В драме «Дело» Расплюев, будучи в нетях, незримо присутствует, давая за пределами пьесы гнуснейшие показания против Лидочки Муромской. На этих-то показаниях и завязывается уголовное преследование Лидочки, якобы состоящей в преступной связи с Кречинским, пособницы его в мошеннических операциях. Именно путем доноса, услугой силе и меняется в корне жизнь и облик самого Расплюева. Он делается совсем другим человеком, вернее, вовсе теряет человеческий облик, взявши в свои руки палку, долго гулявшую по собственной его спине. В «Смерти Тарелкина» Расплюев, в должности полицейского, сам действует палкой самозабвенно, до полного истомления жертвы.
Палка — в трилогии является символом Расплюева, как весы и меч — символы Варравина, разбойной силы его департамента, а тарантас — Тарелкина. Символика палки как бы утверждена за Расплюевым в девятой и десятой сценах второго акта «Смерти Тарелкина», где частный полицейский пристав Ох, собравшись привести в резон квартального Расплюева, вывертывает палку из половой щетки и встречает ею слишком зазнавшегося и взалкавшего наград («… А это видишь! Если я тебя промеж плеч ею двину…»). Расходившийся и возмечтавший об орденах Расплюев стихает: «Ну, это другое дело (косится на палку)… Ваше высокородие — вы ее положите». — «Кого ее?» — спрашивает пристав Ох, а Расплюев отвечает: «Да вот барышню-то». Отдавши Расплюеву палку, пристав осведомляется: «Ты разве с нею знаком?» — «Ну не то что знаком, — отвечает Расплюев, ставя палку в угол, — а видал, а если и издали видал, то — верьте слову — для чувствительного человека и этого довольно».
Психологическая трансформация персонажей, при совершенно свободном передвижении их из одной пьесы в другую и третью, и определяет динамику трилогии.
Сухово-Кобылин не ограничил себя в своих трех пьесах «осмеянием какого-либо одного человеческого порока»… но обличил общественный строй, «двигнулся общественной причиной» (Гоголь).
Фантасмагорию трилогии Сухово-Кобылина, созданную гиперболизированной художественным воображением реальностью, нельзя вполне понять, не проецируя ее на большой экран русской литературы 1830—1860-х годов, на знаменательное тридцатилетие всяческого вскрытия глубин российской действительности. Трилогия Сухово-Кобылина явилась в атмосфере великих реалистических фантасмагорий: «Петербургских повестей», «Мертвых душ» и «Ревизора» Гоголя, «Двойника», «Белых ночей» Достоевского, «Губернских очерков» Салтыкова-Щедрина.

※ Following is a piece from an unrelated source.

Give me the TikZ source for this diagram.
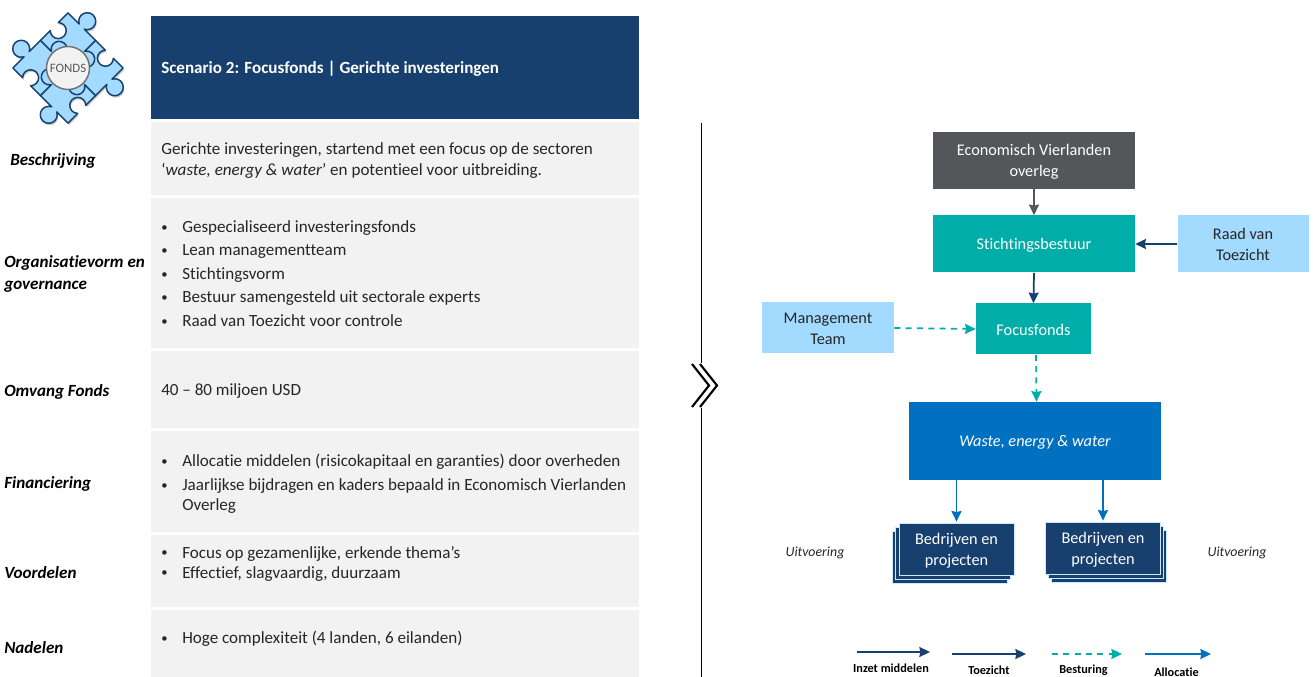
\documentclass[tikz,border=0pt]{standalone}
\usepackage{fontspec}
\setmainfont[Ligatures=NoCommon]{Carlito}
\usetikzlibrary{arrows.meta}
\definecolor{navy}{HTML}{17406F}
\definecolor{rowgray}{HTML}{F2F2F2}
\definecolor{darkgray}{HTML}{54565A}
\definecolor{teal}{HTML}{00ADA8}
\definecolor{sky}{HTML}{A3DAFF}
\definecolor{blue}{HTML}{0070C0}
\definecolor{textc}{HTML}{262626}
\newlength{\pxu}\setlength{\pxu}{0.75pt}
\newcommand{\bul}{\makebox[21\pxu][l]{\raisebox{0.8pt}{\fontsize{9.5pt}{9.5pt}\selectfont•}}}
\newcommand{\pieceopen}{(0,0) -- (15.5,0) arc[start angle=120,end angle=420,radius=8] -- (39,0) -- (39,15.9) arc[start angle=-155,end angle=155,radius=8.5] -- (39,39) -- (25.2,39) arc[start angle=45,end angle=-225,radius=8] -- (0,39)}
\tikzset{
  rowbox/.style={draw=none,fill=rowgray,minimum width=488\pxu,anchor=north west,inner sep=0pt},
  rowlabel/.style={font=\fontsize{12.8pt}{16pt}\selectfont\bfseries\itshape,text=black,align=left,anchor=west,inner sep=0pt},
  rowtext/.style={font=\fontsize{12.8pt}{17.7pt}\selectfont,text=textc,align=left,anchor=west,inner sep=0pt},
  box/.style={font=\fontsize{12.2pt}{15.8pt}\selectfont,align=center,inner sep=0pt,text=white,execute at begin node={\rule{0pt}{10pt}}},
  boxtwo/.style={font=\fontsize{12.2pt}{15.8pt}\selectfont,align=center,inner sep=0pt,text=white,text height=27.6pt,text depth=3pt},
  skybox/.style={boxtwo,fill=sky,text=textc},
  stacksheet/.style={fill=navy,draw=sky!60,line width=0.5pt,minimum width=115\pxu,minimum height=52\pxu,inner sep=0pt},
  arrowbase/.style={line width=1.3pt,-{Stealth[length=8pt,width=7.5pt,inset=0.8pt]}},
  navyarrow/.style={arrowbase,draw=navy},
  grayarrow/.style={arrowbase,draw=darkgray},
  tealarrow/.style={arrowbase,draw=teal,dash pattern=on 4.5pt off 4pt},
  bluearrow/.style={arrowbase,draw=blue},
  legendlabel/.style={font=\fontsize{9.2pt}{11pt}\selectfont\bfseries,text=black,inner sep=0pt},
  sidelabel/.style={font=\fontsize{10.4pt}{12pt}\selectfont\itshape,text=textc,inner sep=0pt},
  puzzlefill/.style={fill=sky,draw=none},
  puzzleshadow/.style={fill=black!22,draw=none},
  puzzleline/.style={draw=navy,line width=1.1pt,line join=round,fill=none},
}
\begin{document}
\begin{tikzpicture}[x=0.75pt,y=-0.75pt]
\useasboundingbox (0,0) rectangle (1315,677);
% puzzle logo
\foreach \ang in {0,90,180,270}{
  \begin{scope}[shift={(69,70)},x=0.75pt,y=0.75pt,rotate=45+\ang]
    \fill[puzzleshadow] \pieceopen -- cycle;
  \end{scope}
}
\foreach \ang in {0,90,180,270}{
  \begin{scope}[shift={(68,68)},x=0.75pt,y=0.75pt,rotate=45+\ang]
    \fill[puzzlefill] \pieceopen -- cycle;
  \end{scope}
}
\foreach \ang in {0,90,180,270}{
  \begin{scope}[shift={(68,68)},x=0.75pt,y=0.75pt,rotate=45+\ang]
    \draw[puzzleline] \pieceopen;
  \end{scope}
}
\node[circle,fill=rowgray,draw=black!55,line width=1.1pt,minimum size=43\pxu,inner sep=0pt,font=\fontsize{9.6pt}{11pt}\selectfont,text=black!65] (fonds) at (68,68) {FONDS};
% table
\node[rowbox,fill=navy,minimum height=103\pxu] (hdr) at (151,16) {};
\node[anchor=west,inner sep=0pt,font=\fontsize{12.8pt}{15pt}\selectfont\bfseries,text=white] (hdrtext) at (161,68.5) {Scenario 2: Focusfonds | Gerichte investeringen};
\node[rowbox,minimum height=73\pxu] (r1) at (151,122) {};
\node[rowbox,minimum height=150\pxu] (r2) at (151,198) {};
\node[rowbox,minimum height=77\pxu] (r3) at (151,351) {};
\node[rowbox,minimum height=101\pxu] (r4) at (151,431) {};
\node[rowbox,minimum height=72\pxu] (r5) at (151,535) {};
\node[rowbox,minimum height=67\pxu] (r6) at (151,610) {};
\node[rowlabel] (l1) at (10,160.5) {Beschrijving};
\node[rowlabel] (l2) at (4,274) {Organisatievorm en\\governance};
\node[rowlabel] (l3) at (4,391.5) {Omvang Fonds};
\node[rowlabel] (l4) at (4,483.5) {Financiering};
\node[rowlabel] (l5) at (4,572.5) {Voordelen};
\node[rowlabel] (l6) at (4,647.5) {Nadelen};
\node[rowtext,font=\fontsize{12.8pt}{15.6pt}\selectfont] (t1) at (161,160.5) {Gerichte investeringen, startend met een focus op de sectoren\\‘\textit{waste, energy \& water}’ en potentieel voor uitbreiding.};
\node[rowtext] (t2) at (161,273.5) {\bul Gespecialiseerd investeringsfonds\\\bul Lean managementteam\\\bul Stichtingsvorm\\\bul Bestuur samengesteld uit sectorale experts\\\bul Raad van Toezicht voor controle};
\node[rowtext] (t3) at (161,391.5) {40 – 80 miljoen USD};
\node[rowtext] (t4) at (161,484) {\bul Allocatie middelen (risicokapitaal en garanties) door overheden\\\bul Jaarlijkse bijdragen en kaders bepaald in Economisch Vierlanden\\[-2.2pt]\hspace*{21\pxu}Overleg};
\node[rowtext,font=\fontsize{12.8pt}{15pt}\selectfont] (t5) at (161,563.5) {\bul Focus op gezamenlijke, erkende thema’s\\\bul Effectief, slagvaardig, duurzaam};
\node[rowtext] (t6) at (161,638.5) {\bul Hoge complexiteit (4 landen, 6 eilanden)};
% divider and chevrons
\coordinate (divtop) at (701.5,123);
\coordinate (divmid1) at (701.5,363);
\coordinate (divmid2) at (701.5,408);
\coordinate (divbot) at (701.5,677);
\draw[black,line width=0.9pt] (divtop) -- (divmid1) (divmid2) -- (divbot);
\coordinate (c1a) at (692,364); \coordinate (c1b) at (709,385.5); \coordinate (c1c) at (692,407);
\coordinate (c2a) at (700,364); \coordinate (c2b) at (717,385.5); \coordinate (c2c) at (700,407);
\draw[black,line width=1.6pt] (c1a) -- (c1b) -- (c1c);
\draw[black,line width=1.6pt] (c2a) -- (c2b) -- (c2c);
% org chart
\node[boxtwo,fill=darkgray,minimum width=202\pxu,minimum height=57\pxu] (evo) at (1034,160.5) {Economisch Vierlanden\\overleg};
\node[box,fill=teal,minimum width=202\pxu,minimum height=57\pxu] (sb) at (1034,244) {Stichtingsbestuur};
\node[skybox,minimum width=131\pxu,minimum height=57\pxu] (rvt) at (1243,244) {Raad van\\Toezicht};
\node[box,fill=teal,minimum width=115\pxu,minimum height=51\pxu] (ff) at (1033.5,329) {Focusfonds};
\node[skybox,minimum width=132\pxu,minimum height=51\pxu] (mt) at (828,328) {Management\\Team};
\node[box,fill=blue,minimum width=252\pxu,minimum height=78\pxu,font=\fontsize{12.2pt}{16pt}\selectfont\itshape] (wew) at (1035,441) {Waste, energy \& water};
% stacks
\node[stacksheet] (s1c) at (949.5,557) {};
\node[stacksheet] (s1b) at (953,553) {};
\node[stacksheet,boxtwo,fill=navy] (s1) at (956.5,549.5) {Bedrijven en\\projecten};
\node[stacksheet] (s2c) at (1109,556) {};
\node[stacksheet] (s2b) at (1106,552) {};
\node[stacksheet,boxtwo,fill=navy] (s2) at (1103,548.5) {Bedrijven en\\projecten};
\node[sidelabel] (u1) at (815,553) {Uitvoering};
\node[sidelabel] (u2) at (1237,553) {Uitvoering};
% connectors
\draw[grayarrow] (evo.south) -- (sb.north);
\draw[navyarrow] (rvt.west) -- (sb.east);
\draw[navyarrow] (sb.south) -- (ff.north);
\draw[tealarrow] (mt.east) -- (ff.west);
\draw[tealarrow] ([xshift=2.5\pxu]ff.south) -- ([xshift=1.5\pxu]wew.north);
\draw[bluearrow] (s1.north |- wew.south) -- ([yshift=1.5\pxu]s1.north);
\draw[bluearrow] (s2.north |- wew.south) -- ([yshift=1.5\pxu]s2.north);
% legend
\coordinate (a1s) at (857,652); \coordinate (a1e) at (930,652);
\coordinate (a2s) at (952,654); \coordinate (a2e) at (1026,654);
\coordinate (a3s) at (1052,654); \coordinate (a3e) at (1122,654);
\coordinate (a4s) at (1145,654); \coordinate (a4e) at (1211,654);
\draw[navyarrow] (a1s) -- (a1e);
\draw[navyarrow] (a2s) -- (a2e);
\draw[tealarrow] (a3s) -- (a3e);
\draw[bluearrow] (a4s) -- (a4e);
\node[legendlabel] (k1) at (891,668) {Inzet middelen};
\node[legendlabel] (k2) at (989,670.5) {Toezicht};
\node[legendlabel] (k3) at (1083.5,670) {Besturing};
\node[legendlabel] (k4) at (1176.5,672) {Allocatie};
\end{tikzpicture}
\end{document}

Обличительную желчь и сатирическую соль стиля трилогии, быть может, и следует прежде всего сопоставлять именно со стилем щедринской сатиры.
В контексте этих сопоставлений с особой четкостью вырисовывается своеобразие трилогии Сухово-Кобылина.
О пьесах Островского
Есть у Островского произведения, не принадлежащие тому классическому отстою его обширного наследия, который служит сегодняшнему репертуару, составляет обиход школьных программ и массовых изданий. Эти пьесы как бы за гранью главного, что, однако, не означает их второстепенности. Обозревая творческий путь драматурга, стремясь определить его поэтику, творческий размах, нельзя миновать его сказочные сюжеты, его исторические хроники, эти сценические стихотворные поэмы (с мастерским владением разнообразных ритмов). В них Островский стремится воплотить народные предания и мечту, исследовав глубинные истоки российской жизни, и обращает нас к источнику народности всей своей драматургии.